If `folder_shared_link_url` is provided:
- Resolve the folder using `box_shared_link_folder_find_by_shared_link_url_tool`.
- Use the returned folder id.

### Step 2 — List top-level files
- Call `box_folder_items_list_tool(folder_id, is_recursive=false)`.
- Filter results to files only.
- If `limit` is provided, process only the first N files.

### Step 3 — Resolve template key (if only name provided)
- If `template_key` is provided, use it.
- Else look up the template using `box_metadata_template_get_by_name_tool(template_name)` and extract its key.

(Optionally) fetch template definition using `box_metadata_template_get_by_key_tool` to learn field names/types for normalization.

### Step 4 — For each file, check existing metadata
- Call `box_metadata_get_instance_on_file_tool(file_id, template_key)`.
- Determine which template fields are already populated.
- Only attempt to fill missing/empty fields.

### Step 5 — Extract structured data for this file
Preferred path:
- Call Box AI template extraction for this file:
  - `box_ai_extract_structured_using_template_tool(file_ids=[file_id], template_key=template_key)`
  - If `use_enhanced_extraction=true`, use the enhanced variant.

Fallback path (only if template extraction fails or returns empty):
- Use `box_file_text_extract_tool(file_id)` to retrieve text.
- Then extract only template-defined fields.

---

### Step 6 — Normalize and filter extracted values
- Normalize dates to `YYYY-MM-DD` when possible.
- Trim whitespace.
- Preserve casing for names and proper nouns.

**Important:**
- If a value does not exist in the document, **do not write anything** for that field.
- Do not invent, infer, or synthesize values.
- Only include fields with non-empty values that are clearly supported by the document content.

---

### Step 7 — Write metadata back (unless dry_run)
- Build `metadata_values` using only fields that:
  1) were extracted with a real, non-empty value, AND
  2) are currently empty on the file.

If no metadata instance exists:
- Use `box_metadata_set_instance_on_file_tool(file_id, template_key, metadata_values)`

If an instance exists:
- Use `box_metadata_update_instance_on_file_tool(file_id, template_key, metadata_values)`

Never overwrite existing non-empty fields.

---

### Step 8 — Output summary
Return a summary table showing:
- file name
- file id
- template_key
- fields written (with full values)
- fields skipped (already present or not found)

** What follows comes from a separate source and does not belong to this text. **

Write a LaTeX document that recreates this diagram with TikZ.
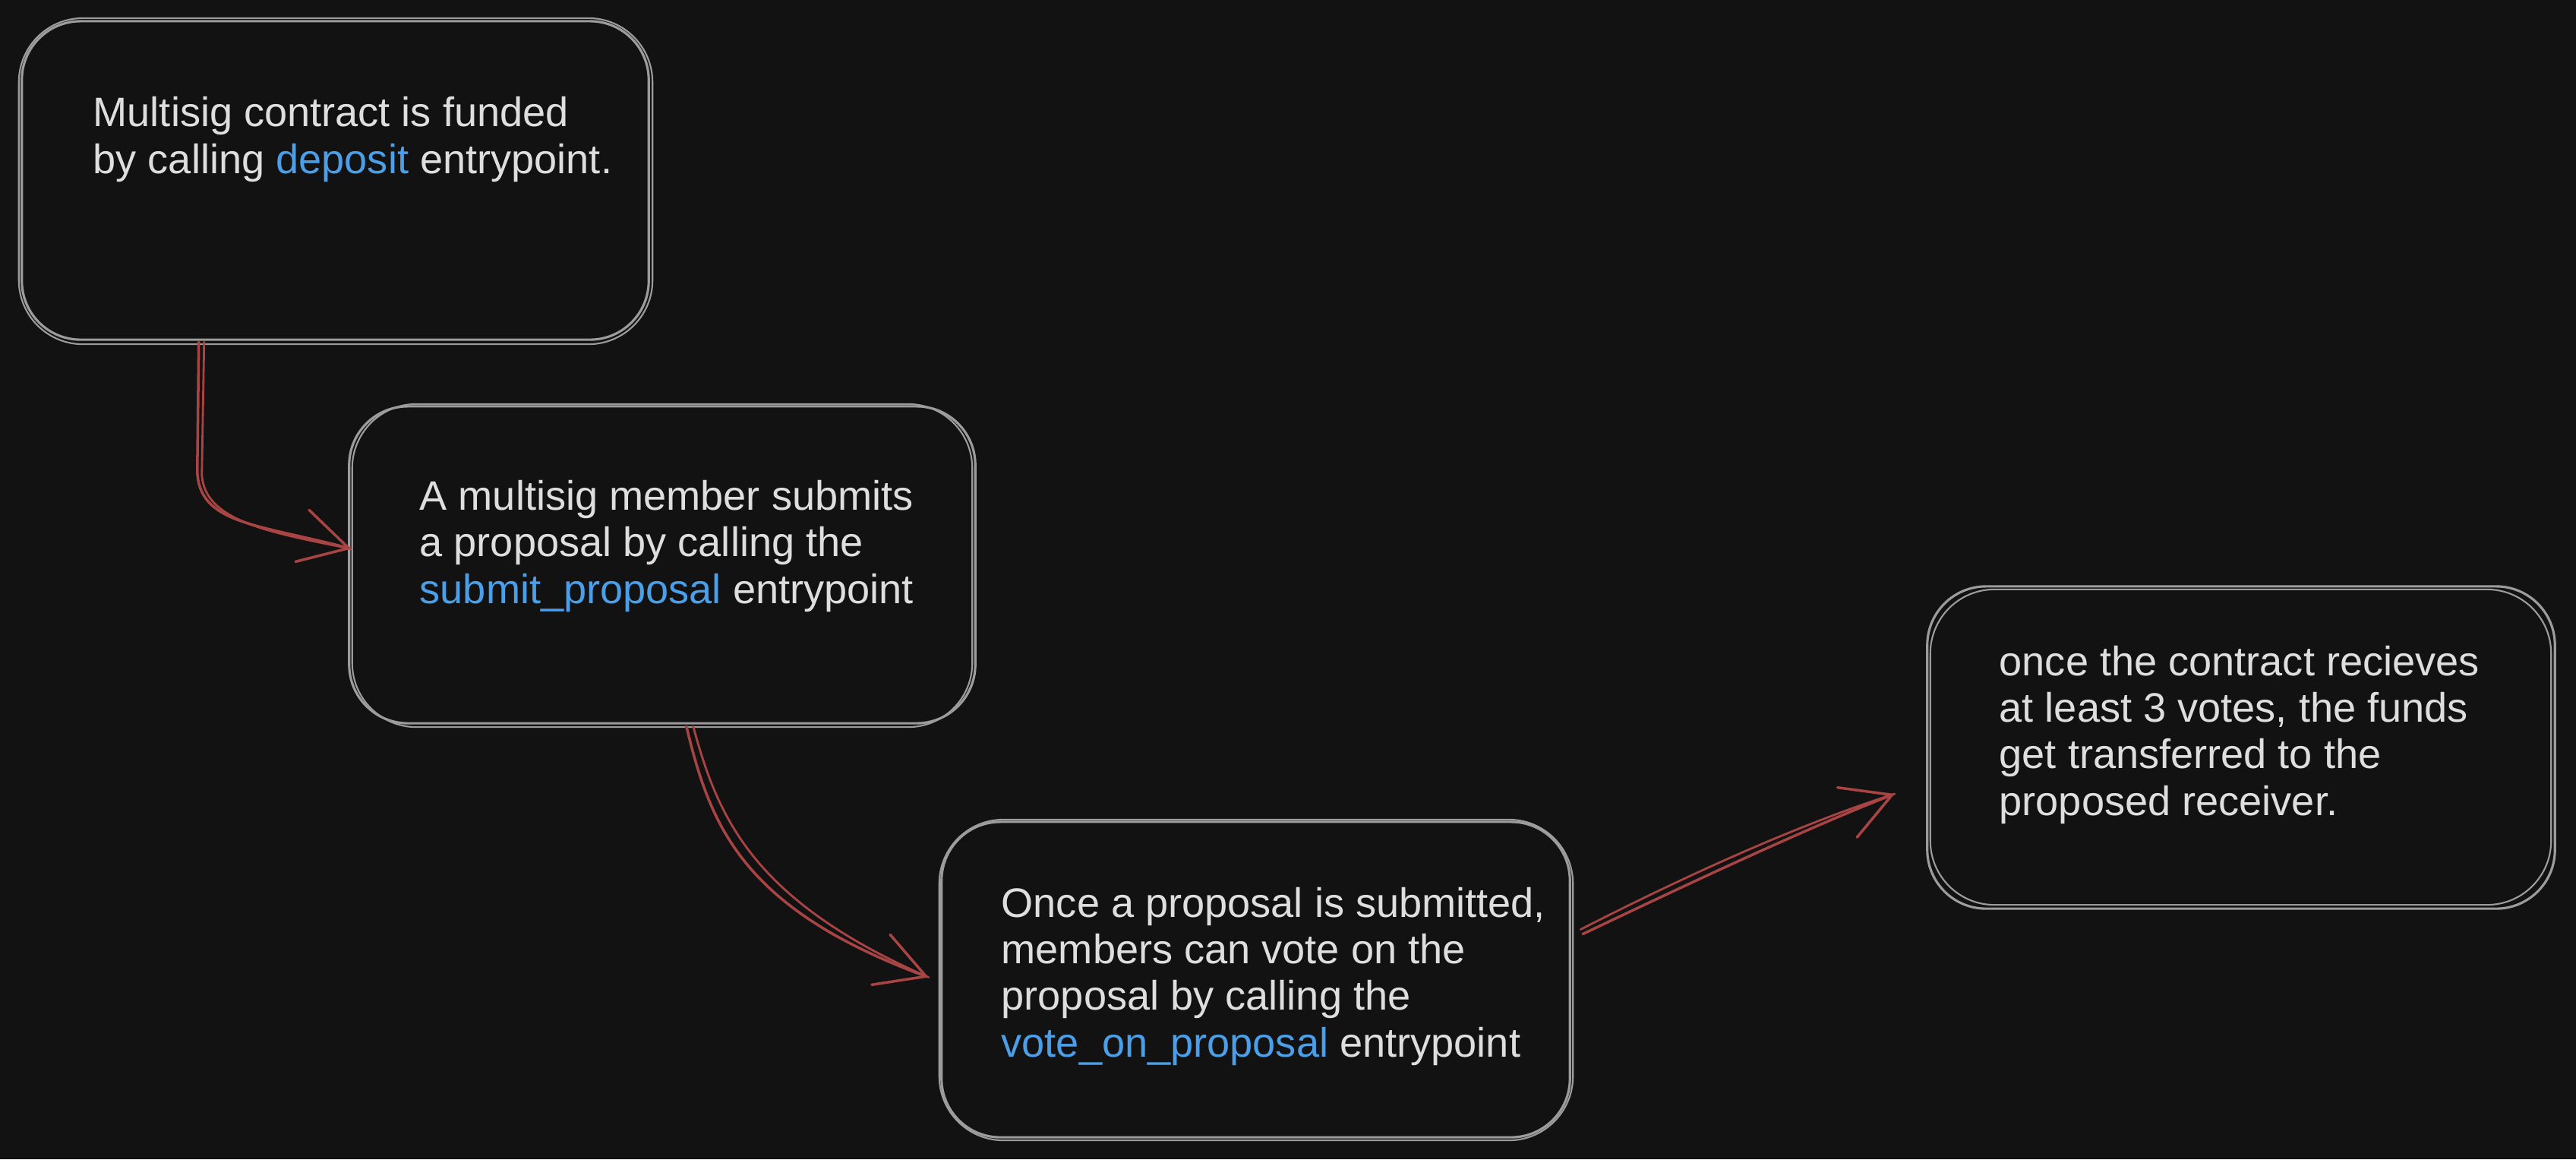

Do not redact values in the summary output.

---

## Failure Handling
- If one file fails, continue with the remaining files and report the error.
- If the template cannot be resolved, stop and explain what is required.
- If extraction yields no values for a file, report “no data extracted” and continue.

---

## Expected Output
- Full metadata values written to Box for extracted fields
- Clear visibility of extracted values in both chat output and Box UI
- No local document files required

You don’t need to edit this to use the skill. It’s included here so the behavior is explicit and easy to adapt.

Why template-driven skills scale well

Once the skill is installed, the same workflow can be reused simply by changing its inputs: the Box folder that contains the files and the metadata template that defines the schema.

Because the skill is template-driven, it doesn’t need to know anything about the document type ahead of time. The metadata template determines which fields are extracted, and the skill applies the same safe extraction logic regardless of whether the files are invoices, contracts, IDs, or other documents.

This makes the workflow easy to reuse across teams and use cases. You can point the same skill at different folders and templates without rewriting prompts, duplicating logic, or creating document-specific variants. The behavior stays consistent; only the inputs change.